Preaching with Power – Dr. Barry Black

Preaching With PowerThe first interview is with the chaplain of the United States Senate Dr. Barry Black. Dr. Black has had an illustrious career in Chaplaincy and is a demonstration that the Adventist Pastorate is not the only vocation for Seventh-day Adventist preachers.

Understanding of Preaching

Dr. Black acknowledges Phillip Brooks as informing his understanding of preaching and describes it as “truth through personality.” Dr. Black states that his “upbringing on welfare” shapes his preaching. I think that this is an important for preachers to recognize that God has chosen them at the present time to preach the Gospel to the people. Dr. Black reminds us that we cannot fight in other’s armor but we must preach the Gospel as ourselves.

Method of Sermon Preparation

Dr. Black states that his sermons come from his devotional life. Dr. Black states that he “preaches out of the overflow of [his] devotional life. He emphasizes the importance of reading reference materials, but also encourages preachers to use their own imagination. Dr. Black only provides an outline of his method, but the little he describes reminds me of another pastor’s. This pastor kept meticulous notes on his devotional life. His devotions for today are the basis of sermons for next year. That way he knows exactly what he will preach next year. The method is helpful in that it promotes a healthy devotional life, but one must be sure to add the second component of adding resource materials if one is to provide depth to the sermonic event.
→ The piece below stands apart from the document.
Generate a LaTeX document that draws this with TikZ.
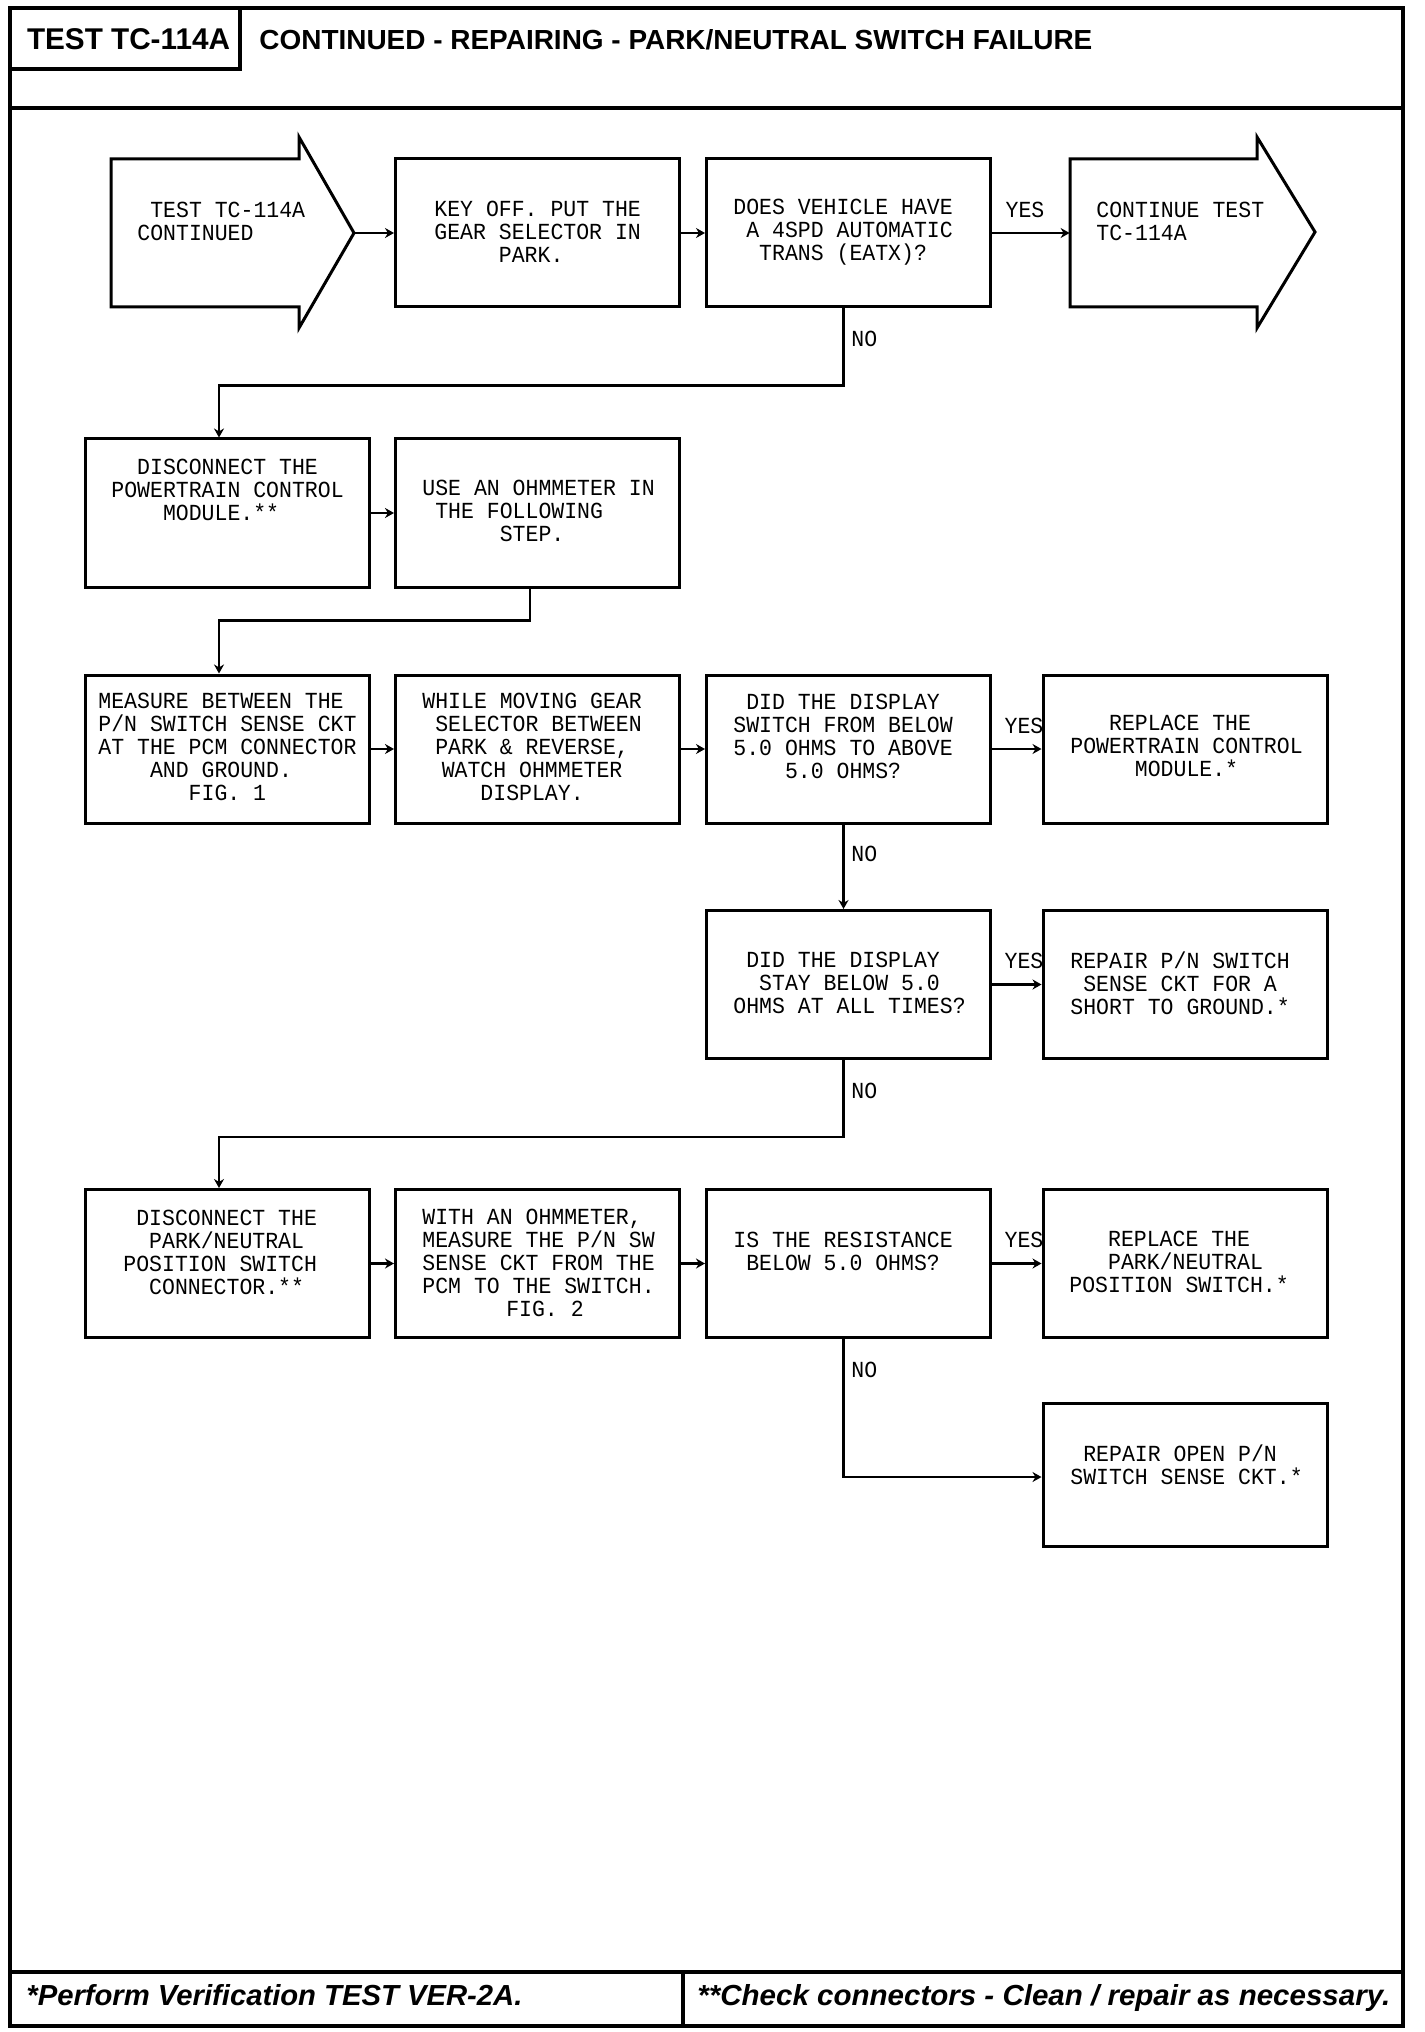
\documentclass[tikz,border=0pt]{standalone}
\usepackage{fontspec}
\usepackage{graphicx}
\usetikzlibrary{arrows.meta,calc}
\newfontfamily\boxfont{Liberation Mono}[FakeStretch=0.935]
\newfontfamily\hdfont{Liberation Sans}
\newcommand\boxtext{\boxfont\fontsize{11.5pt}{11.5pt}\selectfont}
\newlength\cw
\setlength\cw{6.45pt}
\newcommand\indn[1]{\hspace*{#1\cw}}
\newlength\fitlen
\newcommand\fitw[2]{\settowidth{\fitlen}{#2}\pgfmathsetmacro\fitr{#1/\fitlen}\scalebox{\fitr}[1]{#2}}
\tikzset{
  box/.style={draw, line width=1.5pt, minimum width=142pt, minimum height=74pt, inner sep=0pt},
  area/.style={inner sep=0pt},
  txt/.style={font=\boxtext, align=left, inner sep=0pt, anchor=west},
  lbl/.style={font=\boxtext, inner sep=0pt},
  conn/.style={line width=1.4pt, -{Stealth[length=4.5pt,width=5pt]}},
  frame/.style={line width=1.8pt},
  bigarrow/.style={line width=1.5pt, line join=miter}
}
\begin{document}
\begin{tikzpicture}[x=0.5pt,y=-0.5pt]
\useasboundingbox (0,0) rectangle (1424,2032);
\fill[white] (0,0) rectangle (1424,2032);
% frame
\draw[frame] (10,8) rectangle (1403,2026);
\draw[frame] (10,8) rectangle (240,69);
\draw[frame] (10,108) -- (1403,108);
\draw[frame] (10,1972) -- (1403,1972);
\draw[frame] (683,1972) -- (683,2026);
\node[inner sep=0pt, font=\hdfont\bfseries\fontsize{15pt}{15pt}\selectfont] (title) at (128.5,39) {\fitw{101.5pt}{TEST TC-114A}};
\node[inner sep=0pt, anchor=west, font=\hdfont\bfseries\fontsize{13.8pt}{14pt}\selectfont] (subtitle) at (259,40) {\fitw{416.5pt}{CONTINUED - REPAIRING - PARK/NEUTRAL SWITCH FAILURE}};
\node[inner sep=0pt, anchor=base west, font=\hdfont\bfseries\itshape\fontsize{14.5pt}{15pt}\selectfont] (foot1) at (26,2005) {\fitw{248pt}{*Perform Verification TEST VER-2A.}};
\node[inner sep=0pt, anchor=base west, font=\hdfont\bfseries\itshape\fontsize{14.5pt}{15pt}\selectfont] (foot2) at (697,2005) {\fitw{346.5pt}{**Check connectors - Clean / repair as necessary.}};

% big arrows
\draw[bigarrow] (111,159) -- (299,159) -- (299,137) -- (354,233) -- (299,328) -- (299,307) -- (111,307) -- cycle;
\node[area, minimum width=94pt, minimum height=74pt] (a1) at (205,233) {};
\coordinate (a1tip) at (354,233);
\draw[bigarrow] (1070,159) -- (1257,159) -- (1257,137) -- (1315,232) -- (1257,328) -- (1257,307) -- (1070,307) -- cycle;
\node[area, minimum width=93.5pt, minimum height=74pt] (a2) at (1163.5,233) {};

% boxes
\node[box] (key) at (537.5,233) {};
\node[box] (does) at (848.5,233) {};
\node[box] (dis1) at (227,513) {};
\node[box] (use) at (537.5,513) {};
\node[box] (meas) at (227,749) {};
\node[box] (while) at (537.5,749) {};
\node[box] (did1) at (848.5,749) {};
\node[box] (repl1) at (1185,749) {};
\node[box] (did2) at (848.5,984.5) {};
\node[box] (rep1) at (1185,984.5) {};
\node[box] (dis2) at (227,1263.5) {};
\node[box] (with) at (537.5,1263.5) {};
\node[box] (is) at (848.5,1263.5) {};
\node[box] (repl2) at (1185,1263.5) {};
\node[box, minimum height=71.5pt] (rep2) at (1185,1474.5) {};

% texts
\node[txt] (t-a1) at (137,221) {\indn{1}TEST TC-114A\\CONTINUED};
\node[txt] (t-key) at (434,232) {KEY OFF. PUT THE\\GEAR SELECTOR IN\\\indn{5}PARK.};
\node[txt] (t-does) at (733,232) {DOES VEHICLE HAVE\\\indn{1}A 4SPD AUTOMATIC\\\indn{2}TRANS (EATX)?};
\node[txt] (t-a2) at (1096,221) {CONTINUE TEST\\TC-114A};
\node[txt] (t-dis1) at (111,490) {\indn{2}DISCONNECT THE\\POWERTRAIN CONTROL\\\indn{4}MODULE.**};
\node[txt] (t-use) at (422,511) {USE AN OHMMETER IN\\\indn{1}THE FOLLOWING\\\indn{6}STEP.};
\node[txt] (t-meas) at (98,747) {MEASURE BETWEEN THE\\P/N SWITCH SENSE CKT\\AT THE PCM CONNECTOR\\\indn{4}AND GROUND.\\\indn{7}FIG. 1};
\node[txt] (t-while) at (422,747) {WHILE MOVING GEAR\\\indn{1}SELECTOR BETWEEN\\\indn{1}PARK \& REVERSE,\\\indn{1.5}WATCH OHMMETER\\\indn{4.5}DISPLAY.};
\node[txt] (t-did1) at (733,736) {\indn{1}DID THE DISPLAY\\SWITCH FROM BELOW\\5.0 OHMS TO ABOVE\\\indn{4}5.0 OHMS?};
\node[txt] (t-repl1) at (1070,746) {\indn{3}REPLACE THE\\POWERTRAIN CONTROL\\\indn{5}MODULE.*};
\node[txt] (t-did2) at (733,983) {\indn{1}DID THE DISPLAY\\\indn{2}STAY BELOW 5.0\\OHMS AT ALL TIMES?};
\node[txt] (t-rep1) at (1070,983) {REPAIR P/N SWITCH\\\indn{1}SENSE CKT FOR A\\SHORT TO GROUND.*};
\node[txt] (t-dis2) at (123,1252) {\indn{1}DISCONNECT THE\\\indn{2}PARK/NEUTRAL\\POSITION SWITCH\\\indn{2}CONNECTOR.**};
\node[txt] (t-with) at (422,1263) {WITH AN OHMMETER,\\MEASURE THE P/N SW\\SENSE CKT FROM THE\\PCM TO THE SWITCH.\\\indn{6.5}FIG. 2};
\node[txt] (t-is) at (733,1251) {IS THE RESISTANCE\\\indn{1}BELOW 5.0 OHMS?};
\node[txt] (t-repl2) at (1069,1262) {\indn{3}REPLACE THE\\\indn{3}PARK/NEUTRAL\\POSITION SWITCH.*};
\node[txt] (t-rep2) at (1070,1465) {\indn{1}REPAIR OPEN P/N\\SWITCH SENSE CKT.*};

% labels
\node[lbl] (yes1) at (1025,210) {YES};
\node[lbl] (yes2) at (1024,726) {YES};
\node[lbl] (yes3) at (1024,961) {YES};
\node[lbl] (yes4) at (1024,1240) {YES};
\node[lbl, anchor=west] (no1) at (851,339) {NO};
\node[lbl, anchor=west] (no2) at (851,854) {NO};
\node[lbl, anchor=west] (no3) at (851,1091) {NO};
\node[lbl, anchor=west] (no4) at (851,1370) {NO};

% connectors
\draw[conn] (a1tip) -- (key.west);
\draw[conn] (key.east) -- (does.west);
\draw[conn] (does.east) -- (a2.west);
\draw[conn] ($(does.south)+(-5,0)$) -- ++(0,77) -| ($(dis1.north)+(-8,0)$);
\draw[conn] (dis1.east) -- (use.west);
\draw[conn] ($(use.south)+(-7.5,0)$) -- ++(0,32) -| ($(meas.north)+(-8,0)$);
\draw[conn] (meas.east) -- (while.west);
\draw[conn] (while.east) -- (did1.west);
\draw[conn] (did1.east) -- (repl1.west);
\draw[conn] ($(did1.south)+(-5,0)$) -- ($(did2.north)+(-5,0)$);
\draw[conn] (did2.east) -- (rep1.west);
\draw[conn] ($(did2.south)+(-5,0)$) -- ++(0,77) -| ($(dis2.north)+(-8,0)$);
\draw[conn] (dis2.east) -- (with.west);
\draw[conn] (with.east) -- (is.west);
\draw[conn] (is.east) -- (repl2.west);
\draw[conn] ($(is.south)+(-5,0)$) |- ($(rep2.west)+(0,2.5)$);
\end{tikzpicture}
\end{document}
Understanding of Adventist Preaching

On page 17 Dr. Black states that Black SDA preachers have the challenge of making Adventist doctrines more attractive. He states one way of doing this as placing the doctrine in the Bible story. For example, he states why not preach the State of the dead within the context of a story like Lazerus. This idea is very intriguing. I was talking to someone the other day about how many times our preachers normally preach with imagination, but when they move to preaching the doctrines we end up with a “proof text method”. I think it would be interesting to place the doctrines in the Biblical story and more than Dr. Black’s suggestion to ask “why didn’t Lazerus tell about the glories of heaven,” I would push for a methodology that applies Dr. Mitchell’s idea of celebration to the doctrines. I would encourage the Black preacher to ask, “What is there in the doctrine to celebrate?”
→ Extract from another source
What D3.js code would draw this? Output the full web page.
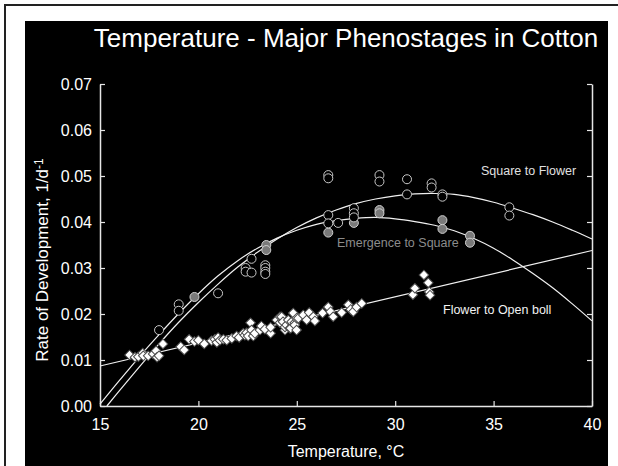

Black Preaching: The Recovery of a Powerful Art

Understanding of Black Preaching

In the interview Dr. Black doesn’t speak explicitly about the nature of Black Preaching. He does refer to the fact that he has studied with Henry Mitchell. This might explain why Dr. Black explains the Black sermon as “narrative” and that there is a musicality and a lyrical quality. I think we must emphasize the form (narrative) that black sermons often take and the style (musicality and lyrical quality). This is important, but as we shall see, we also must include the distinctive theological focus that Black Preachers bring to the preaching event. This is shown in Cleophas LaRue’s Heart of Black Preaching as well as Dr. Calvin Rock’s article on Black SDA Preaching found in the September 2000 Ministry Magazine. In addition to the above Dr. Black speaks of the importance of understanding venue. You do not preach in the same way in every location. This is probably an important point for Dr. Black in that he has the opportunity to preach in many different settings. I think that appropriateness is important, but one must also keep in mind the importance of being a prophetic voice. This is a very important thing to keep in mind for those of us who are called to preach in other venues. As one who on occasion had to do this, we must find a way to determine what is appropriate, what should be preached, and also how we can give a call to better living informed by our understanding of the Gospel.